__Problem requirements__: Any pictures in the records below must be left out when you repeat the lines from the line containing "Recreate this image" through the line containing "(greenstart) -- (greenend);" exactly.

-----

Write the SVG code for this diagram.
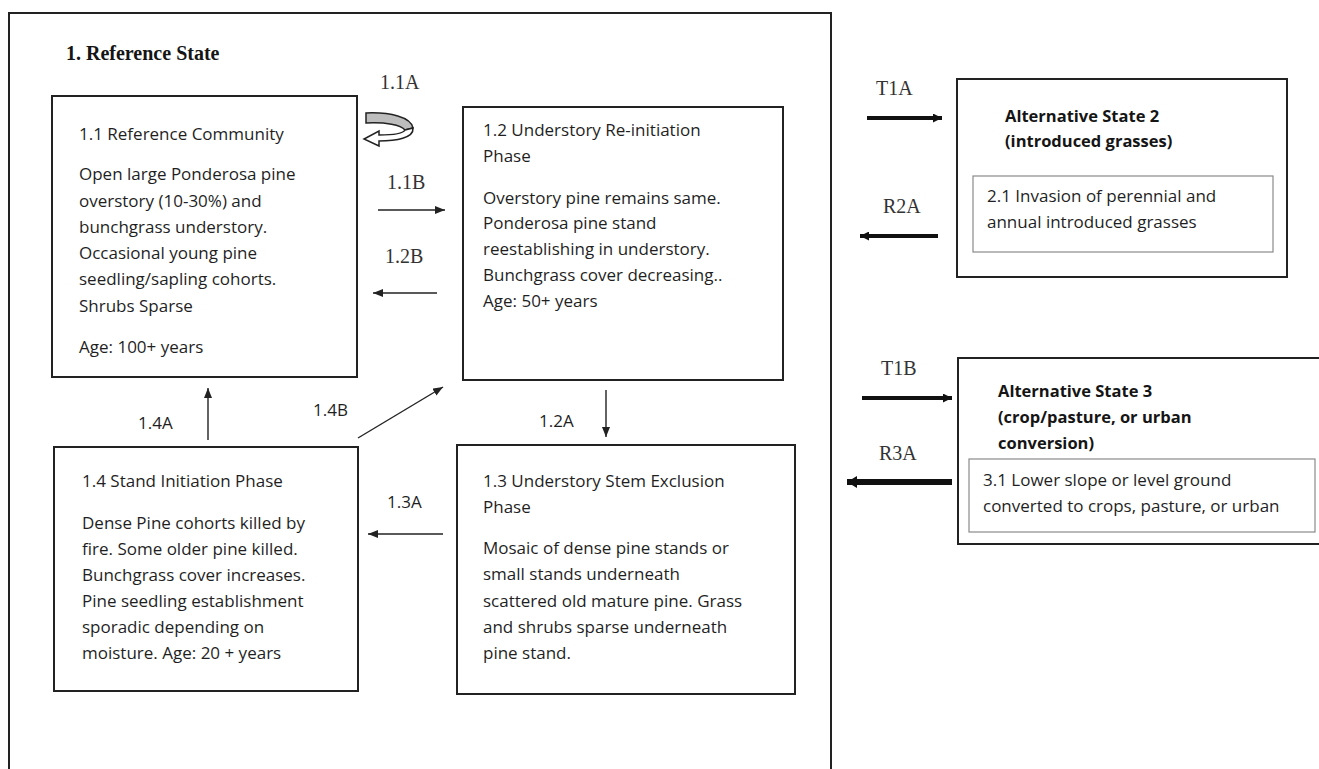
<svg xmlns="http://www.w3.org/2000/svg" width="1319" height="769" viewBox="0 0 1319 769">
<style>
  .box { fill: #fff; stroke: #222; stroke-width: 2; }
  .inner { fill: #fff; stroke: #8a8a8a; stroke-width: 1.2; }
  .t { font-family: "Open Sans", "Liberation Sans", sans-serif; font-size: 17px; fill: #1f1f1f; }
  .tb { font-family: "Open Sans", "Liberation Sans", sans-serif; font-size: 16.5px; font-weight: bold; fill: #151515; }
  .s { font-family: "Liberation Serif", "Times New Roman", serif; font-size: 20px; fill: #333; }
  .sb { font-family: "Liberation Serif", "Times New Roman", serif; font-size: 20px; font-weight: bold; fill: #151515; }
  .thin { stroke: #222; stroke-width: 1.4; fill: none; marker-end: url(#ah); }
  .thick { stroke: #111; stroke-width: 4; fill: none; marker-end: url(#ahb); }
  .thicker { stroke: #111; stroke-width: 6; fill: none; marker-end: url(#ahc); }
</style>
<defs>
  <marker id="ah" markerUnits="userSpaceOnUse" markerWidth="10" markerHeight="8" refX="10" refY="4" orient="auto">
    <path d="M0,0 L10,4 L0,8 Z" fill="#222"/>
  </marker>
  <marker id="ahb" markerUnits="userSpaceOnUse" markerWidth="9" markerHeight="9" refX="9" refY="4.5" orient="auto">
    <path d="M0,0 L9,4.5 L0,9 Z" fill="#111"/>
  </marker>
  <marker id="ahc" markerUnits="userSpaceOnUse" markerWidth="10" markerHeight="12" refX="10" refY="6" orient="auto">
    <path d="M0,0 L10,6 L0,12 Z" fill="#111"/>
  </marker>
</defs>
<rect width="1319" height="769" fill="#fff"/>

<g id="state1">
  <rect class="box" x="9" y="13" width="822" height="800"/>
  <text class="sb" x="66" y="60">1. Reference State</text>
</g>

<g id="n11">
  <rect class="box" x="52" y="96" width="305" height="281"/>
  <text class="t" x="79" y="140">1.1 Reference Community</text>
  <text class="t" x="79" y="180">Open large Ponderosa pine</text>
  <text class="t" x="79" y="207">overstory (10-30%) and</text>
  <text class="t" x="79" y="233">bunchgrass understory.</text>
  <text class="t" x="79" y="259">Occasional young pine</text>
  <text class="t" x="79" y="285">seedling/sapling cohorts.</text>
  <text class="t" x="79" y="312">Shrubs Sparse</text>
  <text class="t" x="79" y="353">Age: 100+ years</text>
</g>

<g id="n12">
  <rect class="box" x="463" y="107" width="320" height="273"/>
  <text class="t" x="483" y="136">1.2 Understory Re-initiation</text>
  <text class="t" x="483" y="162">Phase</text>
  <text class="t" x="483" y="204">Overstory pine remains same.</text>
  <text class="t" x="483" y="229">Ponderosa pine stand</text>
  <text class="t" x="483" y="255">reestablishing in understory.</text>
  <text class="t" x="483" y="281">Bunchgrass cover decreasing..</text>
  <text class="t" x="483" y="307">Age: 50+ years</text>
</g>

<g id="n13">
  <rect class="box" x="457" y="445" width="338" height="249"/>
  <text class="t" x="483" y="487">1.3 Understory Stem Exclusion</text>
  <text class="t" x="483" y="513">Phase</text>
  <text class="t" x="483" y="554">Mosaic of dense pine stands or</text>
  <text class="t" x="483" y="580">small stands underneath</text>
  <text class="t" x="483" y="607">scattered old mature pine. Grass</text>
  <text class="t" x="483" y="633">and shrubs sparse underneath</text>
  <text class="t" x="483" y="659">pine stand.</text>
</g>

<g id="n14">
  <rect class="box" x="54" y="447" width="304" height="244"/>
  <text class="t" x="82" y="487">1.4 Stand Initiation Phase</text>
  <text class="t" x="82" y="529">Dense Pine cohorts killed by</text>
  <text class="t" x="82" y="555">fire. Some older pine killed.</text>
  <text class="t" x="82" y="581">Bunchgrass cover increases.</text>
  <text class="t" x="82" y="607">Pine seedling establishment</text>
  <text class="t" x="82" y="633">sporadic depending on</text>
  <text class="t" x="82" y="659">moisture. Age: 20 + years</text>
</g>

<g id="state2">
  <rect class="box" x="957" y="79" width="330" height="198"/>
  <text class="tb" x="1005" y="122">Alternative State 2</text>
  <text class="tb" x="1005" y="147">(introduced grasses)</text>
  <rect class="inner" x="973" y="176" width="300" height="76"/>
  <text class="t" x="987" y="202">2.1 Invasion of perennial and</text>
  <text class="t" x="987" y="228">annual introduced grasses</text>
</g>

<g id="state3">
  <rect class="box" x="958" y="358" width="400" height="186"/>
  <text class="tb" x="998" y="397">Alternative State 3</text>
  <text class="tb" x="998" y="423">(crop/pasture, or urban</text>
  <text class="tb" x="998" y="449">conversion)</text>
  <rect class="inner" x="969" y="459" width="346" height="73"/>
  <text class="t" x="983" y="486">3.1 Lower slope or level ground</text>
  <text class="t" x="983" y="512">converted to crops, pasture, or urban</text>
</g>

<g id="connectors">
  <path d="M366,113 C390,112 411,117 413,128 L405,130 C401,125 386,122 366,123 Z" fill="#bdbdbd" stroke="#222" stroke-width="1.5"/>
  <path d="M413,128 C414,138 396,141 379,141 L379,146 L364,139 L379,131 L379,135 C393,135 403,134 405,130 Z" fill="#fff" stroke="#222" stroke-width="1.5"/>
  <path class="thin" d="M378,210 L445,210"/>
  <path class="thin" d="M437,293 L373,293"/>
  <path class="thin" d="M208,440 L208,388"/>
  <path class="thin" d="M358,438 L443,387"/>
  <path class="thin" d="M443,534 L368,534"/>
  <path class="thin" d="M606,390 L606,437"/>
  <path class="thick" d="M867,118 L942,118"/>
  <path class="thick" d="M938,236 L860,236"/>
  <path class="thick" d="M862,398 L952,398"/>
  <path class="thicker" d="M952,482 L847,482"/>
  <text class="s" x="380" y="89">1.1A</text>
  <text class="s" x="387" y="189">1.1B</text>
  <text class="s" x="385" y="263">1.2B</text>
  <text class="t" x="138" y="429">1.4A</text>
  <text class="t" x="313" y="416">1.4B</text>
  <text class="t" x="387" y="508">1.3A</text>
  <text class="t" x="539" y="427">1.2A</text>
  <text class="s" x="876" y="95">T1A</text>
  <text class="s" x="883" y="213">R2A</text>
  <text class="s" x="881" y="375">T1B</text>
  <text class="s" x="879" y="460">R3A</text>
</g>
</svg>
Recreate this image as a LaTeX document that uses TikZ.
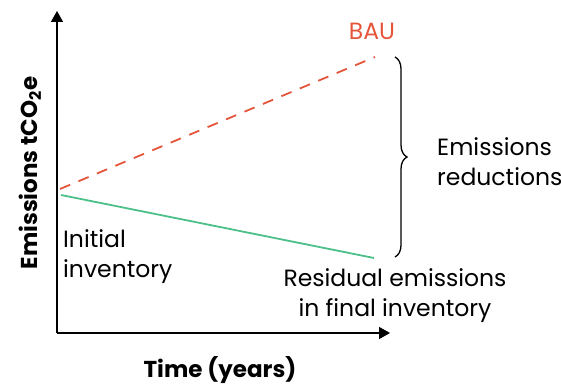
\documentclass[tikz,border=0pt]{standalone}
\usepackage{fontspec}
\setmainfont{Poppins}
\usetikzlibrary{arrows.meta,decorations.pathreplacing}
\definecolor{baured}{HTML}{E5553A}
\definecolor{netgreen}{HTML}{4DC08A}
\tikzset{
  textlabel/.style={font=\fontsize{23.5}{30}\selectfont, inner sep=0pt},
  axislabel/.style={font=\bfseries\fontsize{23}{30}\selectfont, inner sep=0pt}
}
\begin{document}
\begin{tikzpicture}[x=1pt,y=-1pt]
        \useasboundingbox (0,0) rectangle (561,387);
        % Achsen
        \coordinate (origin) at (57,333);
        \coordinate (ytop) at (57,11);
        \coordinate (xend) at (390,333);
        \draw[line width=1.4pt, -{Triangle[length=11pt,width=12pt]}] (origin) -- (ytop);
        \draw[line width=1.4pt, -{Triangle[length=11pt,width=12pt]}] (origin) -- (xend);

        % Pfade
        \coordinate (start) at (60,189);
        \coordinate (bauend) at (375,57);
        \coordinate (greenstart) at (61,195);
        \coordinate (greenend) at (374,258);
        \draw[baured, line width=1.8pt, dash pattern=on 11pt off 9pt] (start) -- (bauend);
        \draw[netgreen, line width=1.8pt] (greenstart) -- (greenend);

        % Klammer
        \coordinate (btop) at (395,57);
        \coordinate (bbot) at (395,257);
        \draw[line width=1.3pt, decorate, decoration={brace, amplitude=12pt}] (btop) -- (bbot);

        % Beschriftungen
        \node[textlabel, text=baured] (bau) at (372,31) {BAU};
        \node[textlabel, align=left, anchor=west] (reduction) at (437,162) {Emissions\\reductions};
        \node[textlabel, align=left, anchor=west] (initial) at (63,257) {Initial\\inventory};
        \node[textlabel, align=center] (residual) at (395,296) {Residual emissions\\in final inventory};
        \node[axislabel, anchor=base] (xlabel) at (220,377) {Time (years)};
        \node[axislabel, rotate=90] (ylabel) at (30,173) {Emissions tCO\textsubscript{2}e};
    \end{tikzpicture}
\end{document}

-----

__Worked solution__:
Recreate this image as a LaTeX document that uses TikZ.
\documentclass[tikz,border=0pt]{standalone}
\usepackage{fontspec}
\setmainfont{Poppins}
\usetikzlibrary{arrows.meta,decorations.pathreplacing}
\definecolor{baured}{HTML}{E5553A}
\definecolor{netgreen}{HTML}{4DC08A}
\tikzset{
  textlabel/.style={font=\fontsize{23.5}{30}\selectfont, inner sep=0pt},
  axislabel/.style={font=\bfseries\fontsize{23}{30}\selectfont, inner sep=0pt}
}
\begin{document}
\begin{tikzpicture}[x=1pt,y=-1pt]
        \useasboundingbox (0,0) rectangle (561,387);
        % Achsen
        \coordinate (origin) at (57,333);
        \coordinate (ytop) at (57,11);
        \coordinate (xend) at (390,333);
        \draw[line width=1.4pt, -{Triangle[length=11pt,width=12pt]}] (origin) -- (ytop);
        \draw[line width=1.4pt, -{Triangle[length=11pt,width=12pt]}] (origin) -- (xend);

        % Pfade
        \coordinate (start) at (60,189);
        \coordinate (bauend) at (375,57);
        \coordinate (greenstart) at (61,195);
        \coordinate (greenend) at (374,258);
        \draw[baured, line width=1.8pt, dash pattern=on 11pt off 9pt] (start) -- (bauend);
        \draw[netgreen, line width=1.8pt] (greenstart) -- (greenend);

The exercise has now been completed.